(ots) - Der langjährige Partei- und Fraktionsvorsitzende
der Linken, Gregor Gysi, plädiert dafür, eine rot-rot-grüne Koalition
für die Zeit nach der Wahl 2017 systematisch vorzubereiten. "Es
öffnet sich jetzt ein historisches Fenster für Rot-Rot-Grün", sagte
Gysi im Interview mit dem stern. "Wenn wir diese Chance nicht nutzen,
dann ist das rot-rot-grüne Projekt auf Jahre tot."
Deshalb sollten bereits Ende 2016 aus SPD, Linken und Grünen
Arbeitsgruppen gebildet werden, sagte Gysi. "Man braucht schon Zeit.
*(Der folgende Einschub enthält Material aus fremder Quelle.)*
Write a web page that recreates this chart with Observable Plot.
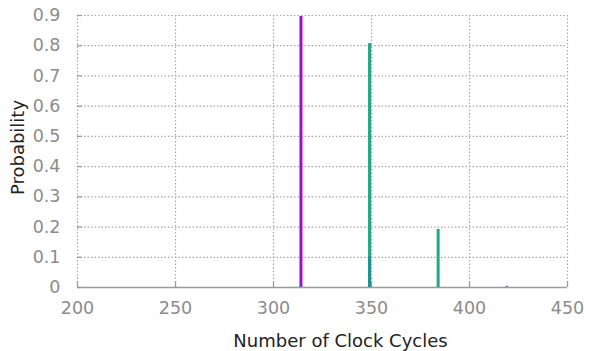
<!DOCTYPE html>
<html>
<head>
<meta charset="utf-8">
<script src="https://cdn.jsdelivr.net/npm/d3@7"></script>
<script src="https://cdn.jsdelivr.net/npm/@observablehq/plot@0.6"></script>
<style>
  html, body { margin: 0; padding: 0; background: #fff; }
</style>
</head>
<body>
<div id="chart"></div>
<script>
// Tick values and labels
const xTicks = [200, 250, 300, 350, 400, 450];
const yTicks = [0, 0.1, 0.2, 0.3, 0.4, 0.5, 0.6, 0.7, 0.8, 0.9];
const yTickLabels = ["0", "0.1", "0.2", "0.3", "0.4", "0.5", "0.6", "0.7", "0.8", "0.9"];

// Series (clock cycles and probabilities)
const purpleCycles = [314];
const purpleProb = [0.897];
const greenCycles = [349, 384];
const greenProb = [0.807, 0.192];
const tealCycles = [314, 349, 419];
const tealProb = [0.003, 0.103, 0.004];

const xLabel = "Number of Clock Cycles";
const yLabel = "Probability";

const purple = purpleCycles.map((c, i) => ({c, p: purpleProb[i]}));
const green = greenCycles.map((c, i) => ({c, p: greenProb[i]}));
const teal = tealCycles.map((c, i) => ({c, p: tealProb[i]}));

const gridColor = "#a8a8a8";
const axisColor = "#9a9a9a";
const labelColor = "#8c8c8c";

const chart = Plot.plot({
  width: 590,
  height: 351,
  marginLeft: 77,
  marginRight: 23,
  marginTop: 15,
  marginBottom: 64,
  style: {fontFamily: "DejaVu Sans", fontSize: "17px", background: "#fff", overflow: "visible"},
  x: {domain: [200, 450]},
  y: {domain: [0, 0.9]},
  marks: [
    Plot.gridX(xTicks, {stroke: gridColor, strokeOpacity: 1, strokeDasharray: "1.5,2", strokeWidth: 1.2}),
    Plot.gridY(yTicks, {stroke: gridColor, strokeOpacity: 1, strokeDasharray: "1.5,2", strokeWidth: 1.2}),
    Plot.ruleY([0], {stroke: axisColor, strokeWidth: 1.5}),
    Plot.ruleX(xTicks, {x: d => d, y1: 0, y2: 0.02, stroke: axisColor, strokeWidth: 1.2}),
    Plot.ruleY(yTicks, {y: d => d, x1: 200, x2: 202.5, stroke: axisColor, strokeWidth: 1.2}),
    Plot.ruleX(purple, {x: "c", y1: 0, y2: "p", stroke: "#9a10d8", strokeWidth: 3}),
    Plot.ruleX(green, {x: "c", y1: 0, y2: "p", stroke: "#22a884", strokeWidth: 3}),
    Plot.ruleX(teal, {x: "c", y1: 0, y2: "p", stroke: "#1f8a98", strokeWidth: 3, strokeOpacity: 0.75}),
    Plot.axisX({ticks: xTicks, tickSize: 0, tickPadding: 14, fill: labelColor, label: null, fontSize: 17.5}),
    Plot.axisY({ticks: yTicks, tickFormat: (d, i) => yTickLabels[yTicks.indexOf(d)], tickSize: 0, tickPadding: 17, fill: labelColor, label: null, fontSize: 17.5}),
    Plot.text([xLabel], {frameAnchor: "bottom", textAnchor: "middle", text: d => d, dx: 18, dy: 59, fontSize: 18, fill: "#222"}),
    Plot.text([yLabel], {frameAnchor: "left", textAnchor: "middle", text: d => d, dx: -59, dy: -4, rotate: -90, fontSize: 18, fill: "#222"})
  ]
});
document.getElementById("chart").appendChild(chart);
</script>
</body>
</html>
Die drei Parteien sind so weit auseinander, dass man in Ruhe
besprechen muss, was geht und was nicht." Die Arbeitsgruppen müssten
sich laut Gysi "über zentrale Themen verständigen: Kriegsbeteiligung,
Rüstungsexporte, Altersarmut, prekäre Beschäftigung, Hartz IV,
ökologische Nachhaltigkeit, Steuern".
Gysi reagiert mit seinem Vorschlag auf den Vorstoß des
SPD-Vorsitzenden Sigmar Gabriel, der vor kurzem für ein "Bündnis
aller progressiven Kräfte" im Kampf gegen die AfD und den
Rechtspopulismus geworben hatte. Dies war allgemein auch als Plädoyer
für eine rot-rot-grüne Koalition nach 2017 verstanden worden.
"Gabriel hat recht", sagte Gysi dem stern. "Wir erleben einen
dramatischen Ruck nach rechts." Der Brexit sei ein Beleg dafür.
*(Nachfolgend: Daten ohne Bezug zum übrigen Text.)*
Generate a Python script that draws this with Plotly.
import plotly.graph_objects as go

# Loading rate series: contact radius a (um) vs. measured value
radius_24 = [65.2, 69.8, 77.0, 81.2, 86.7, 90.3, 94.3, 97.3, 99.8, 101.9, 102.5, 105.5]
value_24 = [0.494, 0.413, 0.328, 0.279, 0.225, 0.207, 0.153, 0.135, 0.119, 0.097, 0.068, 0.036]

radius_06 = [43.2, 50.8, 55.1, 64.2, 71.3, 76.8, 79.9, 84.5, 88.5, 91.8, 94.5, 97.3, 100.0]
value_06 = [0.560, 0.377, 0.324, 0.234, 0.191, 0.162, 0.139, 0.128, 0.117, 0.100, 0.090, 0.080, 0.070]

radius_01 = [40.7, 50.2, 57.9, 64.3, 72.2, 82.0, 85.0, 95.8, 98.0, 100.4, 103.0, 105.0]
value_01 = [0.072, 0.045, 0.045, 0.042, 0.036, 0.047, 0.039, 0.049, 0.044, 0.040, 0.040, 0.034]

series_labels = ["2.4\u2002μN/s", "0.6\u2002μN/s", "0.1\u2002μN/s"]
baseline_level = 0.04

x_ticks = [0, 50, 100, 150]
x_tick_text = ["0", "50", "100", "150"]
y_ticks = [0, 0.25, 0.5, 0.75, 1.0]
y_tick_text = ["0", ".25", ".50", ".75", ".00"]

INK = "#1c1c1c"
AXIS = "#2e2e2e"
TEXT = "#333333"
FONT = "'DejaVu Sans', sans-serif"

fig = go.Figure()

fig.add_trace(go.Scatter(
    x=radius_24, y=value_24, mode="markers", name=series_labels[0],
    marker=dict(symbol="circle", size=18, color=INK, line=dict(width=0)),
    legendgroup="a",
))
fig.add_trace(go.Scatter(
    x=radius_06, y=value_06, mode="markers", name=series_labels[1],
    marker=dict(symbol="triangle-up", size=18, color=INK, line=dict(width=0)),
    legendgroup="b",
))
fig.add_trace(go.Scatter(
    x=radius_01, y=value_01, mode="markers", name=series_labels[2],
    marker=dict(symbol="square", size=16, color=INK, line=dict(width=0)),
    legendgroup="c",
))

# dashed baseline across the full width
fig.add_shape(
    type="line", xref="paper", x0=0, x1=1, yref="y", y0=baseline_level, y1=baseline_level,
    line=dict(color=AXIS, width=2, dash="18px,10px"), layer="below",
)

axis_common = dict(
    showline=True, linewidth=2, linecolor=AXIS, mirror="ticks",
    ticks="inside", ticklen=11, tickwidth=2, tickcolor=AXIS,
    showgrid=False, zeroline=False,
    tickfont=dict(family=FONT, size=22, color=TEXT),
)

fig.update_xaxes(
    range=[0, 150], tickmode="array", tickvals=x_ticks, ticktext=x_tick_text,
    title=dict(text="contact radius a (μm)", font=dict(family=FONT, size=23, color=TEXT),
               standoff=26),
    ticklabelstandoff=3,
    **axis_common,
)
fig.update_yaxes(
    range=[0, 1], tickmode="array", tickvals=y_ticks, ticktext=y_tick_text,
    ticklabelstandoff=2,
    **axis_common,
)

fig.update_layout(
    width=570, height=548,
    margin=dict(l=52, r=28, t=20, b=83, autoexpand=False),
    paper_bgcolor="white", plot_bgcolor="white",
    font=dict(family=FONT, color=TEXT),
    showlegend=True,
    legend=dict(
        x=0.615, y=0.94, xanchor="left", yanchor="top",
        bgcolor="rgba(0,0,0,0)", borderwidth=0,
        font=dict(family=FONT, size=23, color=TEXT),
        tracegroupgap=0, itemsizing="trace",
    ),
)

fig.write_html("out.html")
Außerdem habe "die SPD erkannt, dass sie an der Seite der Union
schlichtweg verkümmert", so Gysi weiter.
Gysi erneuerte auch seinen Vorschlag, mit einem gemeinsamen
Spitzenkandidaten gegen Angela Merkel anzutreten. "Es kann, aber es
muss ja kein Sozialdemokrat sein", so der frühere Linken-Chef, der
nach wie vor großen Einfluss in seiner Partei hat. Die Widerstände
der Linken gegen ein Bündnis mit Grünen und Linken schätzt er gering
ein. "90 Prozent unserer Wähler wollen das und 80 Prozent unserer
Mitglieder." Ein Ministeramt in einer möglichen rot-rot-grünen
Regierung strebe er "nicht unbedingt" an, so Gysi zum stern. "Ich
muss nicht Bundesminister werden, um mein Lebenswerk zu vollenden.
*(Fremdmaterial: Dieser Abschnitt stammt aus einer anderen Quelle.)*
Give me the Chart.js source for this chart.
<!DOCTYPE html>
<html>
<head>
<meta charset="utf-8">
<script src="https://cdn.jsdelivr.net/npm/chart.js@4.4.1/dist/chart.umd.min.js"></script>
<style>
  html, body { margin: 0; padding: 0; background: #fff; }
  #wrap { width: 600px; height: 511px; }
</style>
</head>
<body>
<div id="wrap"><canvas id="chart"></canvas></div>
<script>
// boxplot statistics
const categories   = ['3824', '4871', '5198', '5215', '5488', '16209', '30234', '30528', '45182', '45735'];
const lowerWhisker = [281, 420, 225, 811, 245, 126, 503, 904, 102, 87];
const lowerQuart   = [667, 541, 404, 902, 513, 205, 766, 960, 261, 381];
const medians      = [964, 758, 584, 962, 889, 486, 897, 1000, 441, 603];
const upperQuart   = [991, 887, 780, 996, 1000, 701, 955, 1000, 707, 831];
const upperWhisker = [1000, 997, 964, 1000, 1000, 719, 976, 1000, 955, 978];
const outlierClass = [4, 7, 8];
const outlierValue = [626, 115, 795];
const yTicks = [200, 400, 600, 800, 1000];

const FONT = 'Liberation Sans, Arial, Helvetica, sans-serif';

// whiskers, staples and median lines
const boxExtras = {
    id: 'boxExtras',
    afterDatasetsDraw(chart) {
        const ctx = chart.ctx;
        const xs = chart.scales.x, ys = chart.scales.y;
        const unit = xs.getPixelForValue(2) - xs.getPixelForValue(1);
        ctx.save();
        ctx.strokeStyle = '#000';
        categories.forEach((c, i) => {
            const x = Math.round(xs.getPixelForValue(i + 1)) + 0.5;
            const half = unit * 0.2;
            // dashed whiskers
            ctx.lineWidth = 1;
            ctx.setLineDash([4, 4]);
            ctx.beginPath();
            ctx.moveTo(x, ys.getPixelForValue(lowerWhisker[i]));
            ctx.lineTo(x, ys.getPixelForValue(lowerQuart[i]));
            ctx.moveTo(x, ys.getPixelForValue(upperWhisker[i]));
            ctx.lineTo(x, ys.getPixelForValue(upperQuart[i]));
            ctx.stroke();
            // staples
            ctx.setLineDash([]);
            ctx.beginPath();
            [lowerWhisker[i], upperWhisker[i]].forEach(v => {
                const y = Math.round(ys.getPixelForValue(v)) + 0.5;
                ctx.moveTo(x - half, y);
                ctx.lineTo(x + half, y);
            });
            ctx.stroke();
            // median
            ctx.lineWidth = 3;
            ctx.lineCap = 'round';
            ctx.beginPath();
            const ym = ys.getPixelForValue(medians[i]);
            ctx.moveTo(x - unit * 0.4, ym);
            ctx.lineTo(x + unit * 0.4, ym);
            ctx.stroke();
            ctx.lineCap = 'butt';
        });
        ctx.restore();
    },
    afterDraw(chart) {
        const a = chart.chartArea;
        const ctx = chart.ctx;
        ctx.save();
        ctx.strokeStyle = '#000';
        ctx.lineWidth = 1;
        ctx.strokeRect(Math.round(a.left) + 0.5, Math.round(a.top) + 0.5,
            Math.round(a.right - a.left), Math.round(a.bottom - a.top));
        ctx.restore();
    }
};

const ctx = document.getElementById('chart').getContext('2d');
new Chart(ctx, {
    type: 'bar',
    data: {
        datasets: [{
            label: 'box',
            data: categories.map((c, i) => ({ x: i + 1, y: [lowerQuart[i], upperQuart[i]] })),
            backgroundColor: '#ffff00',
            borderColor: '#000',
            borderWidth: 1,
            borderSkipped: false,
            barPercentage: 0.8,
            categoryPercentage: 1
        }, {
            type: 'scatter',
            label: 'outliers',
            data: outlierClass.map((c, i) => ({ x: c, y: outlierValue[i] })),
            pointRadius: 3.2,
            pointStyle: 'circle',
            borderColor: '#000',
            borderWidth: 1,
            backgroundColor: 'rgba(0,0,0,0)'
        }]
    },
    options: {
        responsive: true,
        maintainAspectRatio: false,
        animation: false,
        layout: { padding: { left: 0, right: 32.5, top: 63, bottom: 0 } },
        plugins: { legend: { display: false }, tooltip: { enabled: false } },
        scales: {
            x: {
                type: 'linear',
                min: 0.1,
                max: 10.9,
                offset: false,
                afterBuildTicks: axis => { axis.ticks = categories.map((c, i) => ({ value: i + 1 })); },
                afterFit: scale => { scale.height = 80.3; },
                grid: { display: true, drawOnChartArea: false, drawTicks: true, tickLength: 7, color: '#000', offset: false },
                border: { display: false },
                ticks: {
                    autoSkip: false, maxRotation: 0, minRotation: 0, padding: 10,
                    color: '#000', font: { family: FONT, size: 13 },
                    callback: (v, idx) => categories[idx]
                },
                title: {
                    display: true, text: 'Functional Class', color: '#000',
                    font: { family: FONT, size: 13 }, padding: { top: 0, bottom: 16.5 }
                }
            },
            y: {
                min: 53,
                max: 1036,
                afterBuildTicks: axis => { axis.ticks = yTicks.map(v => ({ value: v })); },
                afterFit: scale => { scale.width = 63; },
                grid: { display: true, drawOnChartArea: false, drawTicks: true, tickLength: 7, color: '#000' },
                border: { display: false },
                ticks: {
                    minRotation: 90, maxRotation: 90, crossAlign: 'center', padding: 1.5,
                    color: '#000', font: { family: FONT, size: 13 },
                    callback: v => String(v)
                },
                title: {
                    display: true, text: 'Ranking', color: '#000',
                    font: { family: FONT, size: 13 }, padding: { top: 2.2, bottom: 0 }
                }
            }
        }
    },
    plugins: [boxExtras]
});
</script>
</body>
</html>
Meine Aufgabe ist es, den Prozess hin zu einer linken Mehrheit zu
begleiten."
In einer Umfrage ermittelte das Forsa-Institut im Auftrag des
stern, wie die deutschen Wahlberechtigten zu einem solchen Bündnis
stehen. Dass SPD, Grüne und Linke für eine gemeinsame Allianz bereit
sind, bezweifeln insgesamt 68 Prozent der Befragten. Mehrheitlich
skeptisch sind selbst die Sympathisanten der drei Parteien - darunter
69 Prozent der Anhänger der Grünen, 64 Prozent der Linken und 52
Prozent der SPD.
Eine rot-rot-grüne Regierungskoalition wünschen sich mit 21
Prozent die wenigsten Deutschen - darunter vor allem die Anhänger der
Linkspartei (82 Prozent). Favorisiert wird dagegen - noch vor einer
erneuten Großen Koalition (26 Prozent) - ein Bündnis aus Union und
Grünen (28 Prozent). Das befürworten auch 50 Prozent der Grünen- und
47 Prozent der CDU/CSU-Anhänger. Sogar 22 Prozent der AfD-Wähler
könnten damit offenbar gut leben. Nur knapp jeder dritte Befragte (31
Prozent) vermutet, dass die Initiative Gabriels mehr Stimmen für die
SPD bringt - darunter etwas mehr als die Hälfte der SPD-Anhänger (54
Prozent).
Datenbasis: Das Forsa-Institut befragte am 23. und 24. Juni 2016
im Auftrag des Magazins stern 1005 repräsentativ ausgesuchte
Bundesbürger, die durch eine computergesteuerte Zufallsstichprobe
ermittelt wurden. Die statistische Fehlertoleranz liegt bei +/- 3
Prozentpunkten.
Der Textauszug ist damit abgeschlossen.